April 22, 2014. The North Carolina Strategic Transportation Investments Law (House Bill 817) is the focus of the next Outside the Rock editorial series, Blowing Rock News announced on Monday. A meeting on June 24, 2014, 4:00 pm, in the Community Room at the Blowing Rock Art & History Museum, Blowing Rock, is open to the public. Admission is free.
North Carolina Secretary of Transportation Tony Tata will deliver a presentation about the law passed last year to reorganize how the NCDOT allocates existing revenues to transportation infrastructure projects. House Bill 817 goes into effect on July 1, 2015. The working title for Mr. Tata’s presentation is “The Strategic Mobility Formula: What It Is and How It Is Different.”
In addition to Mr. Tata’s prepared remarks, the event will feature a panel discussion, “The Strategic Mobility Formula’s Impact on the High Country,” followed by an open “Q&A”.
Don Hubble will serve as moderator for the panel discussion. Mr. Hubble is the current Chair of the Blowing Rock Chamber of Commerce’s Economic Development Committee and the former Chief Operating Officer of a Fortune 500 company.
Mr. Tata will be joined on the panel discussion by David Graham, Transportation Planner, High Country Council of Governments; Joe Furman, Director, Watauga County Economic Development Commission; Charles Hardin, Executive Director, Blowing Rock Chamber of Commerce; Representative Jonathan Jordan, North Carolina House of Representatives, District 93.
“I have been involved in transportation planning in our region for over 10 years,” reported Phillip Trew, Director of Planning and Development for the High Country Council of Governments to Blowing Rock News. “So I have a strong interest in how the new formula will affect the High Country. “
Trew’s agency is responsible for coordinating the local scoring of transportation projects under the new formula.
“The Strategic Mobility Formula passed last year,” Blowing Rock News editor and publisher David Rogers noted, “is a significant piece of legislation because it has the potential to greatly impact various regions of North Carolina. Under the new system of allocating capital resources, more authority is placed in the hands of local decision-makers to address North Carolina’s transportation infrastructure needs. Generally, those local decision-makers are the ones most sensitive to and knowledgeable about local area traffic patterns and demands.
“Ostensibly, it is a more efficient and fair process,” Rogers added, “but there are still many questions.

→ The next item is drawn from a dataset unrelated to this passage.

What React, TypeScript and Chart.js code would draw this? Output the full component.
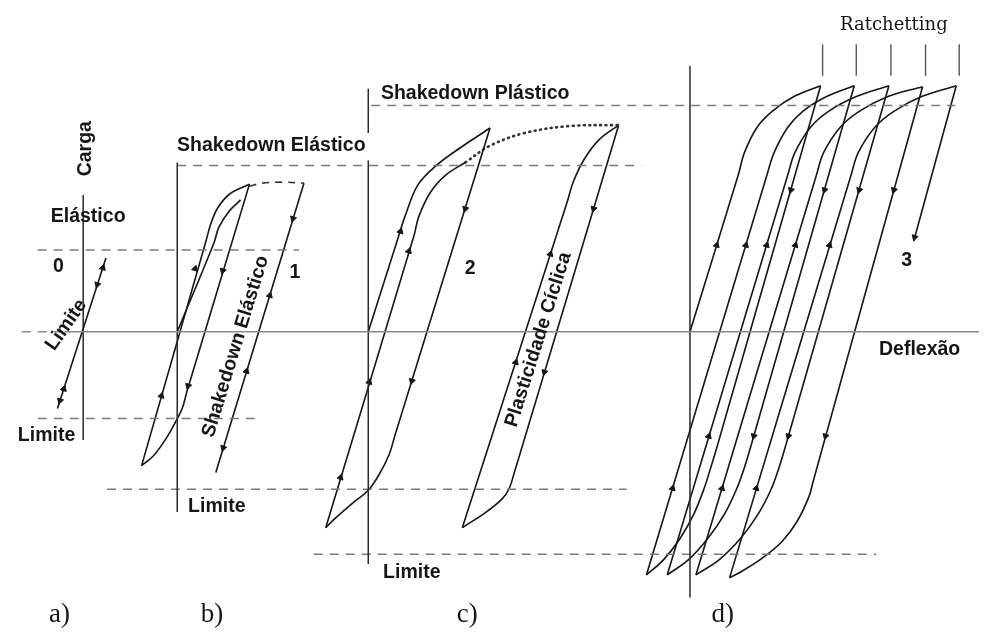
import { useEffect, useRef } from "react";
import { Chart, registerables } from "chart.js";

Chart.register(...registerables);

type Pt = [number, number];

// x = Deflexão, y = Carga (y = 0 lies on the deflection axis)

// axes
const deflexaoAxis: Pt[] = [[60, 0], [984, 0]];
const deflexaoAxisLead: Pt[] = [[17, 0], [60, 0]];
const cargaAxisA: Pt[] = [[79, 139], [79, -110]];
const cargaAxisB: Pt[] = [[174, 172], [174, -183]];
const cargaAxisCTop: Pt[] = [[367, 247], [367, 202]];
const cargaAxisC: Pt[] = [[367, 174], [367, -236]];
const cargaAxisD: Pt[] = [[692, 270], [692, -270]];

// load levels (dashed)
const levelElastic: Pt[] = [[33, 83], [297, 83]];
const levelElasticNeg: Pt[] = [[33, -88], [257, -88]];
const levelShakeElastic: Pt[] = [[174, 169], [643, 169]];
const levelShakeElasticNeg: Pt[] = [[103, -160], [628, -160]];
const levelShakePlastic: Pt[] = [[370, 230], [960, 230]];
const levelShakePlasticNeg: Pt[] = [[312, -226], [880, -226]];

// a) elastic
const pathA: Pt[] = [[53, -78], [102, 75]];

// b) elastic shakedown
const loadB: Pt[] = [[174, 0], [211, 90], [216, 106], [226, 122], [238, 134]];
const reloadB: Pt[] = [[138, -136], [203, 92], [208, 110], [215, 126], [227, 140], [247, 150]];
const unloadB: Pt[] = [[247, 150], [184, -60], [179, -78], [172, -92], [163, -108], [150, -126], [138, -136]];
const shiftB: Pt[] = [[247, 148], [260, 151], [280, 152], [302, 151]];
const cycleB: Pt[] = [[302, 151], [213, -143]];

// c) plastic shakedown
const loadC: Pt[] = [[367, 0], [397, 95], [404, 117], [417, 149], [437, 170], [460, 187], [490, 207]];
const unloadC: Pt[] = [[490, 207], [394, -105], [388, -125], [378, -145], [367, -161], [350, -175], [333, -190], [324, -199]];
const reloadC: Pt[] = [[324, -199], [413, 97], [418, 117], [430, 142], [445, 159], [465, 172]];
const shiftC: Pt[] = [[465, 172], [490, 189], [525, 202], [570, 209], [620, 210]];
const upC2: Pt[] = [[462, -199], [568, 132], [574, 152], [585, 175], [600, 195], [620, 210]];
const downC2: Pt[] = [[620, 210], [514, -145], [509, -160], [502, -170], [485, -184], [462, -199]];

// d) ratchetting
const loadD: Pt[] = [[692, 0], [741, 160], [747, 182], [760, 208], [775, 224], [797, 239], [824, 250]];
const upD2: Pt[] = [[648, -247], [770, 160], [777, 182], [791, 208], [806, 224], [830, 239], [858, 250]];
const upD3: Pt[] = [[669, -247], [791, 160], [798, 182], [814, 208], [832, 224], [860, 239], [893, 250]];
const upD4: Pt[] = [[698, -247], [820, 160], [827, 182], [844, 208], [863, 224], [892, 239], [927, 249]];
const upD5: Pt[] = [[732, -250], [855, 160], [862, 182], [879, 208], [898, 224], [926, 239], [961, 250]];
const downD1: Pt[] = [[824, 250], [719, -118], [713, -138], [706, -160], [696, -185], [682, -210], [665, -232], [648, -247]];
const downD2: Pt[] = [[858, 250], [753, -118], [747, -138], [739, -160], [727, -185], [710, -210], [690, -232], [669, -247]];
const downD3: Pt[] = [[893, 250], [788, -118], [782, -138], [774, -160], [761, -185], [743, -210], [721, -232], [698, -247]];
const downD4: Pt[] = [[927, 249], [817, -150], [812, -168], [800, -193], [785, -213], [765, -230], [745, -243], [732, -250]];
const downD5: Pt[] = [[961, 250], [918, 92]];
const ratchetTicks: number[] = [826, 860, 895, 930, 964];
const ratchetTickSpan: Pt = [260, 292];

// direction marks along the paths
const arrowsUp: Pt[] = [
  [98.8, 65], [59.4, -58],
  [158, -65], [192, 64], [267.5, 37], [244, -40],
  [399.5, 102], [408, 82], [368, -51], [339, -148], [551, 79], [516, -31],
  [719, 88], [748.5, 88], [769.5, 88], [798.5, 88], [833, 88],
  [711, -106], [674.4, -159], [724.4, -159], [759, -159],
];
const arrowsDown: Pt[] = [
  [93.3, 48], [55.6, -70],
  [220, 62], [185, -55], [291, 115], [220.5, -118],
  [465, 125], [411, -50], [594.6, 125], [545, -41],
  [794, 144], [828, 144], [863, 144], [898, 144],
  [756.5, -106], [791.5, -106], [829, -106],
  [919, 96],
];

// text annotations
const annotations = [
  { text: "Carga", x: 81, y: 186, angle: -90, font: "sans" },
  { text: "Elástico", x: 84, y: 117, angle: 0, font: "sans" },
  { text: "0", x: 54, y: 66, angle: 0, font: "sans" },
  { text: "Limite", x: 62, y: 7, angle: -55, font: "sans" },
  { text: "Limite", x: 42, y: -105, angle: 0, font: "sans" },
  { text: "Shakedown Elástico", x: 269, y: 189, angle: 0, font: "sans" },
  { text: "1", x: 293, y: 60, angle: 0, font: "sans" },
  { text: "Shakedown Elástico", x: 233, y: -15, angle: -73, font: "sans" },
  { text: "Limite", x: 214, y: -178, angle: 0, font: "sans" },
  { text: "Shakedown Plástico", x: 475, y: 242, angle: 0, font: "sans" },
  { text: "2", x: 470, y: 64, angle: 0, font: "sans" },
  { text: "Plasticidade Cíclica", x: 539, y: -8, angle: -72.5, font: "sans" },
  { text: "Limite", x: 411, y: -245, angle: 0, font: "sans" },
  { text: "Ratchetting", x: 898, y: 311, angle: 0, font: "serif" },
  { text: "3", x: 911, y: 72, angle: 0, font: "sans" },
  { text: "Deflexão", x: 924, y: -18, angle: 0, font: "sans" },
  { text: "a)", x: 55, y: -288, angle: 0, font: "caption" },
  { text: "b)", x: 209, y: -288, angle: 0, font: "caption" },
  { text: "c)", x: 467, y: -288, angle: 0, font: "caption" },
  { text: "d)", x: 725, y: -288, angle: 0, font: "caption" },
];

const INK = "#161616";
const GREY = "#7a7a7a";
const FONTS: Record<string, string> = {
  sans: "bold 19.5px 'Liberation Sans', Arial, sans-serif",
  serif: "18px 'DejaVu Serif', serif",
  caption: "27px 'Liberation Serif', 'Times New Roman', serif",
};

const toXY = (pts: Pt[]) => pts.map(([x, y]) => ({ x, y }));

const labelPlugin = {
  id: "diagramLabels",
  afterDatasetsDraw(chart: any) {
    const { ctx, scales } = chart;
    for (const a of annotations) {
      ctx.save();
      ctx.translate(scales.x.getPixelForValue(a.x), scales.y.getPixelForValue(a.y));
      ctx.rotate((a.angle * Math.PI) / 180);
      ctx.font = FONTS[a.font];
      ctx.fillStyle = INK;
      ctx.textAlign = "center";
      ctx.textBaseline = "middle";
      ctx.fillText(a.text, 0, 0);
      ctx.restore();
    }
  },
};

export default function App() {
  const ref = useRef<HTMLCanvasElement>(null);

  useEffect(() => {
    const canvas = ref.current;
    if (!canvas) return;

    const curve = (pts: Pt[], extra: any = {}) => ({
      data: toXY(pts),
      showLine: true,
      borderColor: INK,
      borderWidth: 1.6,
      pointRadius: 0,
      tension: 0.35,
      fill: false,
      ...extra,
    });
    const axis = (pts: Pt[]) => curve(pts, { borderColor: "#2a2a2a", borderWidth: 1.5, tension: 0 });
    const level = (pts: Pt[]) =>
      curve(pts, { borderColor: GREY, borderWidth: 1.5, borderDash: [9, 7], tension: 0 });

    const datasets: any[] = [
      curve(deflexaoAxis, { borderColor: "#8a8a8a", borderWidth: 1.4, tension: 0 }),
      curve(deflexaoAxisLead, { borderColor: "#8a8a8a", borderWidth: 1.4, borderDash: [9, 7], tension: 0 }),
      axis(cargaAxisA),
      axis(cargaAxisB),
      axis(cargaAxisCTop),
      axis(cargaAxisC),
      axis(cargaAxisD),
      level(levelElastic),
      level(levelElasticNeg),
      level(levelShakeElastic),
      level(levelShakeElasticNeg),
      level(levelShakePlastic),
      level(levelShakePlasticNeg),
      curve(pathA, { tension: 0 }),
      curve(loadB),
      curve(reloadB),
      curve(unloadB),
      curve(shiftB, { borderDash: [7, 6], borderColor: "#333" }),
      curve(cycleB, { tension: 0 }),
      curve(loadC),
      curve(unloadC),
      curve(reloadC),
      curve(shiftC, { borderDash: [1, 4.5], borderWidth: 2.6, borderCapStyle: "round", borderColor: "#333" }),
      curve(upC2),
      curve(downC2),
      curve(loadD),
      curve(upD2),
      curve(upD3),
      curve(upD4),
      curve(upD5),
      curve(downD1),
      curve(downD2),
      curve(downD3),
      curve(downD4),
      curve(downD5, { tension: 0 }),
      ...ratchetTicks.map((x) =>
        curve([[x, ratchetTickSpan[0]], [x, ratchetTickSpan[1]]], { borderColor: "#555", borderWidth: 1.4, tension: 0 })
      ),
      {
        data: toXY(arrowsUp),
        showLine: false,
        pointStyle: "triangle",
        pointRadius: 3.6,
        pointRotation: 17,
        backgroundColor: INK,
        borderColor: INK,
        borderWidth: 1,
      },
      {
        data: toXY(arrowsDown),
        showLine: false,
        pointStyle: "triangle",
        pointRadius: 3.6,
        pointRotation: 197,
        backgroundColor: INK,
        borderColor: INK,
        borderWidth: 1,
      },
    ];

    const chart = new Chart(canvas, {
      type: "scatter",
      data: { datasets },
      options: {
        animation: false,
        responsive: false,
        maintainAspectRatio: false,
        events: [],
        layout: { padding: 0 },
        scales: {
          x: { type: "linear", min: 0, max: 984, display: false },
          y: { type: "linear", min: -305, max: 332, display: false },
        },
        plugins: { legend: { display: false }, tooltip: { enabled: false } },
      },
      plugins: [labelPlugin],
    } as any);

    return () => chart.destroy();
  }, []);

  return (
    <div style={{ position: "fixed", left: 0, top: 0, width: 984, height: 637, background: "#fff" }}>
      <canvas ref={ref} width={984} height={637} style={{ display: "block" }} />
    </div>
  );
}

Different state geographies have different needs, and nowhere is that more profoundly true than in the High Country where we face harsher climate extremes than elsewhere in the state. Moreover, environmental sensitivities are particularly high with tourism as a major economic driver. This is an opportunity to get questions answered about how the STI will respond to Blowing Rock-specific and High Country-specific needs?
What might be the impact on projects like the Middle Fork Greenway and its extensions north of Boone, to Todd?
Are there other highway widening projects planned?
How does this affect a potential bypass around Boone?
Is a commercial passenger airport in the High Country more or less feasible under the new formula?
“Everyone has questions,” concluded Rogers, “because everyone has a stake in our transportation infrastructure. Blowing Rock News wishes to thank Mr. Tata and each of the panel discussion participants for agreeing to appear in Blowing Rock and speak to this issue for the public’s benefit. As with all of our Outside the Rock meetings, we invite anyone and everyone to attend. Admission is free.”
Outside the Rock is an editorial series launched by Blowing Rock News in September of 2013. It focuses on companies, government agencies, and other business activities occurring outside of the immediate High Country region, but have the potential to have a profound impact on the economic development of the mountain region of North Carolina.
The first Outside the Rock event featured the management team of Visionaire Jets LLC, manufacturer of the world’s first all-composite, single engine business jet, based in Newton, NC, that is expected to have a $2 billion annual economic impact on the Catawba River Valley. The Johns River, which is part of the Catawba River system, has its headwaters in the Globe Valley between Blowing Rock and Grandfather Mountain.